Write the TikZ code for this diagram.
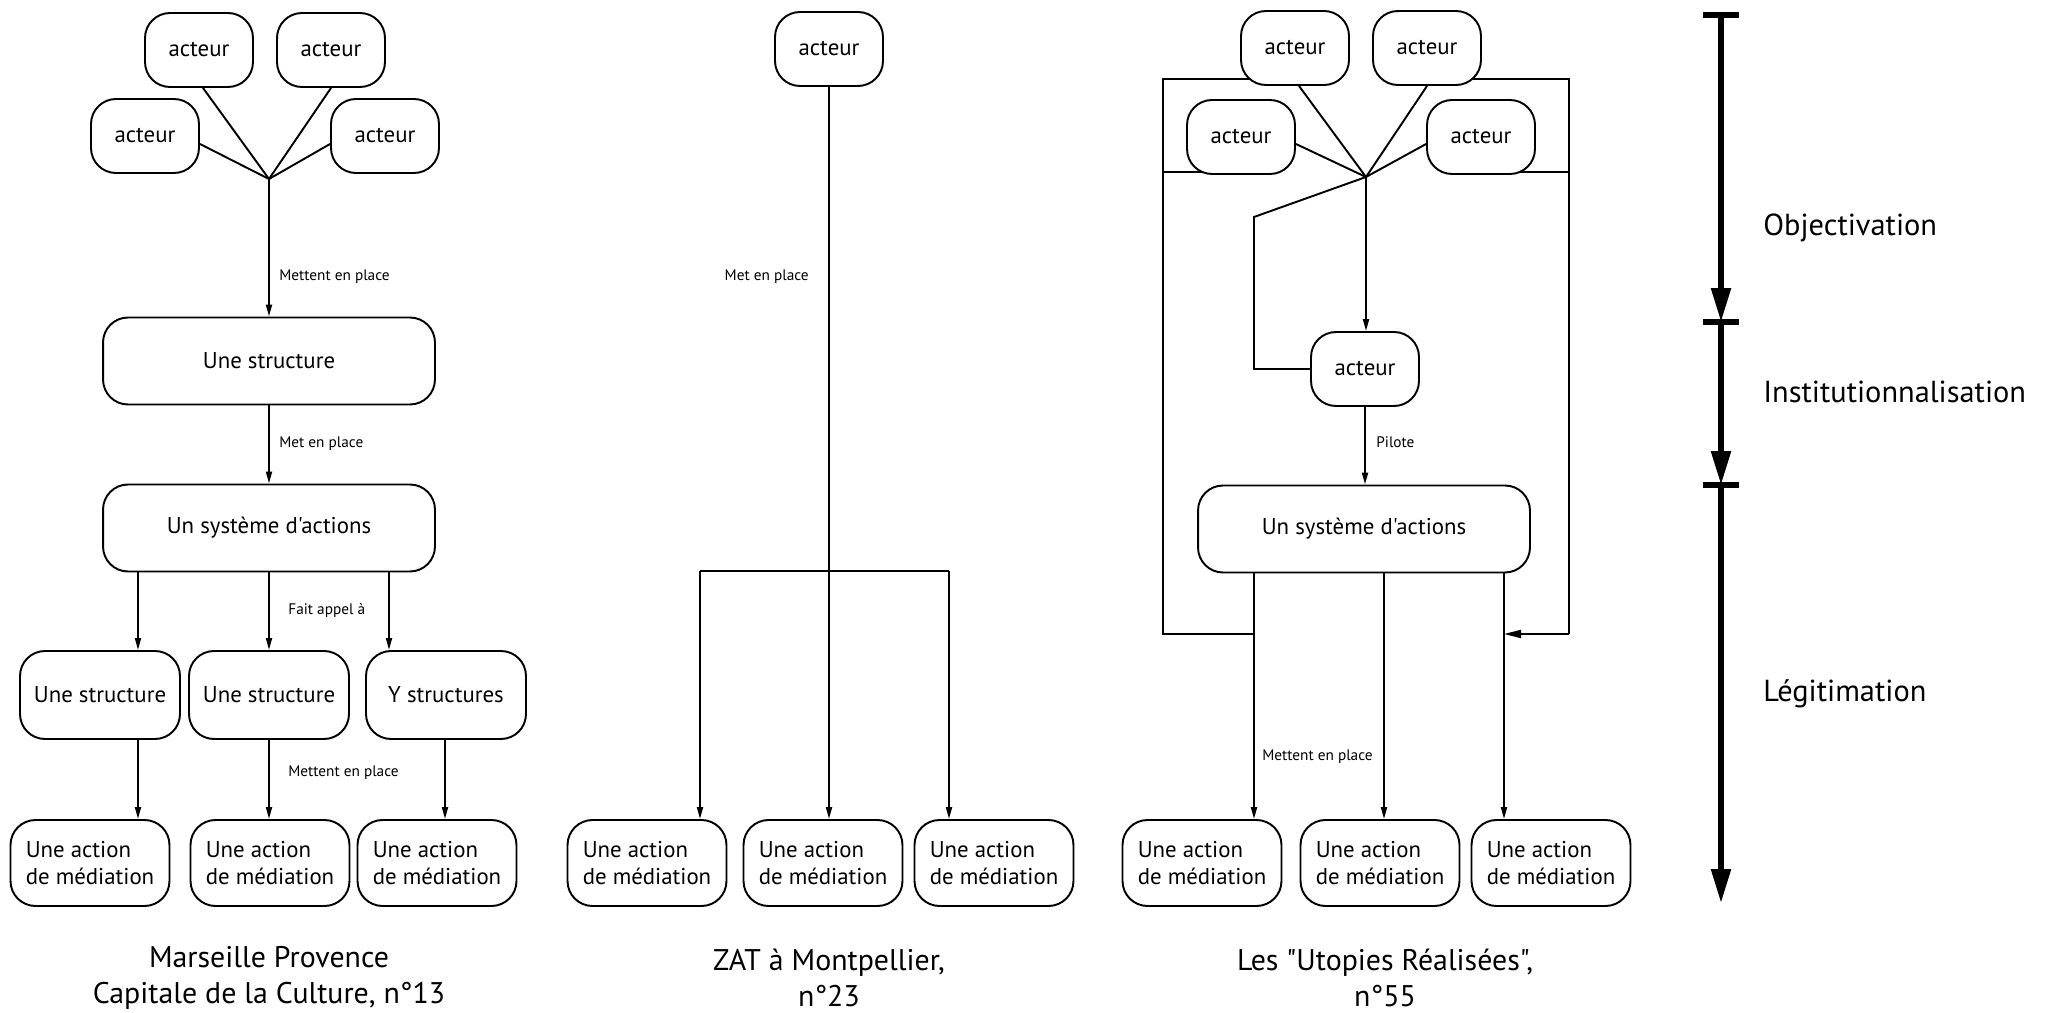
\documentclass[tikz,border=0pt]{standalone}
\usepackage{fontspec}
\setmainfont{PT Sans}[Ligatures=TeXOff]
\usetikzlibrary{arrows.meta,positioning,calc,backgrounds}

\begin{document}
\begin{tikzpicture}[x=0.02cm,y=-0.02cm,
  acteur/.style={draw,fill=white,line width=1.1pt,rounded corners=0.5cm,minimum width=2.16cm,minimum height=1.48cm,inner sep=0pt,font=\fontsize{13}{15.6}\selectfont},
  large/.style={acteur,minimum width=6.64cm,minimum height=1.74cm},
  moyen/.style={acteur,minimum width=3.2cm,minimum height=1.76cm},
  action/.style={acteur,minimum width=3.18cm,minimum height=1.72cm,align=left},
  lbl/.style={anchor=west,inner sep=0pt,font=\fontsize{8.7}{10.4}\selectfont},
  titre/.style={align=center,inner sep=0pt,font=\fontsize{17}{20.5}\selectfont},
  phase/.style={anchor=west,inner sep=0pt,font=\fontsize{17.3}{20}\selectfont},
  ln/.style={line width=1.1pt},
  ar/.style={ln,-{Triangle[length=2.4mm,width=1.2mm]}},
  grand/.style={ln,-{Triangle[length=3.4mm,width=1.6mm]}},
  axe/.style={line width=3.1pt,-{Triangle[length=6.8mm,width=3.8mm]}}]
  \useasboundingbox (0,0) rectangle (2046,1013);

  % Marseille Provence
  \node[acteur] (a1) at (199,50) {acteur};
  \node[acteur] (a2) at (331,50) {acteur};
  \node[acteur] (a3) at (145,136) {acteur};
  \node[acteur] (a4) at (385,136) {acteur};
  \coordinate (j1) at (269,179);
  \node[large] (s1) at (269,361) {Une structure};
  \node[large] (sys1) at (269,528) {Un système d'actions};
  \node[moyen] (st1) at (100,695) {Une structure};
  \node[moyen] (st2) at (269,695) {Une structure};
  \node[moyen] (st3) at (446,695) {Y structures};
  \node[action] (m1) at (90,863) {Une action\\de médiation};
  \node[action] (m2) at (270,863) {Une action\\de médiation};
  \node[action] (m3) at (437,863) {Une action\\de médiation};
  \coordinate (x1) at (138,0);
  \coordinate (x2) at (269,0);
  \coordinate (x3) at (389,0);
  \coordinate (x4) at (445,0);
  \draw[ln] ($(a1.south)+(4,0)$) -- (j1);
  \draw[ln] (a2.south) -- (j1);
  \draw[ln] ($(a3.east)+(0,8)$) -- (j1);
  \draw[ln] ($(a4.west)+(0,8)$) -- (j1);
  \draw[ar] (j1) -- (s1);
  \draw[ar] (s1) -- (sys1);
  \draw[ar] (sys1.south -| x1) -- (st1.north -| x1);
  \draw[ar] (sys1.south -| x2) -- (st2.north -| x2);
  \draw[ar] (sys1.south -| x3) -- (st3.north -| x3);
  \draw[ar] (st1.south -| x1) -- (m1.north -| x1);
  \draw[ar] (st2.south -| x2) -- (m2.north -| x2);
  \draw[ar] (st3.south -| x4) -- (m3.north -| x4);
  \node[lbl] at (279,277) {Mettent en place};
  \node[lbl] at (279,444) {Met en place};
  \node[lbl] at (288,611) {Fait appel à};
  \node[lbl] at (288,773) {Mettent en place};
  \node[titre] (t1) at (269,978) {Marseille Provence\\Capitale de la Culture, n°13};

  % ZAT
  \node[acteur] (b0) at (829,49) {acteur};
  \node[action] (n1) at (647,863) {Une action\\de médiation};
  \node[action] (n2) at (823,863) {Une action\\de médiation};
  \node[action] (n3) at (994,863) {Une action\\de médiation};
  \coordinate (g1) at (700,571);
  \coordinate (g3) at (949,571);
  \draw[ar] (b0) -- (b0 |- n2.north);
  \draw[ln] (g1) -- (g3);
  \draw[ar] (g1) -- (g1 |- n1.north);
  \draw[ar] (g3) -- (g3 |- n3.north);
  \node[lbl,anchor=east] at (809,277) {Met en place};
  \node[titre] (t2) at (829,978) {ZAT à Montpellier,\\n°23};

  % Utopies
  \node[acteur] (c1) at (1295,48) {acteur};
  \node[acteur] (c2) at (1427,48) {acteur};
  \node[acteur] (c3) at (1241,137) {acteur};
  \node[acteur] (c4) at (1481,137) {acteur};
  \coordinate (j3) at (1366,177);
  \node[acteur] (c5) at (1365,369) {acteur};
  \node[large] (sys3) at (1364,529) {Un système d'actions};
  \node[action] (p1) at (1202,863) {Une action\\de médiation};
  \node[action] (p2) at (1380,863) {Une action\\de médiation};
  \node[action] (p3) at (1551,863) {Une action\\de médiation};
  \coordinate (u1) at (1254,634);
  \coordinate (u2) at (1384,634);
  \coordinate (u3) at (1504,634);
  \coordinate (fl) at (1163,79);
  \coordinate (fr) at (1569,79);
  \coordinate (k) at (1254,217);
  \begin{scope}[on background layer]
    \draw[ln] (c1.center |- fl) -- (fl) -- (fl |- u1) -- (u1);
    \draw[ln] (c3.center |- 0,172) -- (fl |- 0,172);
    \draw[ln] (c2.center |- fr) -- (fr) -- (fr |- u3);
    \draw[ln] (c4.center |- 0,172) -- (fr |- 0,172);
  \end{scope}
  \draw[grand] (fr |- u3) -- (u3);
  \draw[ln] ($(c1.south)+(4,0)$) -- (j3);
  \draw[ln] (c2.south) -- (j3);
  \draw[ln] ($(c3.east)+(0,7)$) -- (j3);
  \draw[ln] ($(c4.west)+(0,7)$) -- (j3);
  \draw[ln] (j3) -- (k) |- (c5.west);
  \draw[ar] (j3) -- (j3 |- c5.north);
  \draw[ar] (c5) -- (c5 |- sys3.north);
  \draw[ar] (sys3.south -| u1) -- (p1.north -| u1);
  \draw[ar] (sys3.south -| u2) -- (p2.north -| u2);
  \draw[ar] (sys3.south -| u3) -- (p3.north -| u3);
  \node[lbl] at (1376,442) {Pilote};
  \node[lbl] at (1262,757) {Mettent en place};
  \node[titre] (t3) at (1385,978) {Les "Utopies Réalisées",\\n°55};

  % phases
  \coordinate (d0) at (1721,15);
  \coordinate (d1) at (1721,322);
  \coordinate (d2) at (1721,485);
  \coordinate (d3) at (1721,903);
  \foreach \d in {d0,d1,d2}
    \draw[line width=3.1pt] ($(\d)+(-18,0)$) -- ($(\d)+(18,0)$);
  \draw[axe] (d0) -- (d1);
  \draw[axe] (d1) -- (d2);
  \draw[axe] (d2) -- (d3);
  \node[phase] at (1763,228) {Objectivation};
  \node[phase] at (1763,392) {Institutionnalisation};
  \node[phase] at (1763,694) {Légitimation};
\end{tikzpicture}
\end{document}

------

Restate, line by line and word for word, everything from the top of the material through the line that contains "(0,0) rectangle (2046,1013);". Leave pictures out.

# Response to this task
Write the TikZ code for this diagram.
\documentclass[tikz,border=0pt]{standalone}
\usepackage{fontspec}
\setmainfont{PT Sans}[Ligatures=TeXOff]
\usetikzlibrary{arrows.meta,positioning,calc,backgrounds}

\begin{document}
\begin{tikzpicture}[x=0.02cm,y=-0.02cm,
  acteur/.style={draw,fill=white,line width=1.1pt,rounded corners=0.5cm,minimum width=2.16cm,minimum height=1.48cm,inner sep=0pt,font=\fontsize{13}{15.6}\selectfont},
  large/.style={acteur,minimum width=6.64cm,minimum height=1.74cm},
  moyen/.style={acteur,minimum width=3.2cm,minimum height=1.76cm},
  action/.style={acteur,minimum width=3.18cm,minimum height=1.72cm,align=left},
  lbl/.style={anchor=west,inner sep=0pt,font=\fontsize{8.7}{10.4}\selectfont},
  titre/.style={align=center,inner sep=0pt,font=\fontsize{17}{20.5}\selectfont},
  phase/.style={anchor=west,inner sep=0pt,font=\fontsize{17.3}{20}\selectfont},
  ln/.style={line width=1.1pt},
  ar/.style={ln,-{Triangle[length=2.4mm,width=1.2mm]}},
  grand/.style={ln,-{Triangle[length=3.4mm,width=1.6mm]}},
  axe/.style={line width=3.1pt,-{Triangle[length=6.8mm,width=3.8mm]}}]
  \useasboundingbox (0,0) rectangle (2046,1013);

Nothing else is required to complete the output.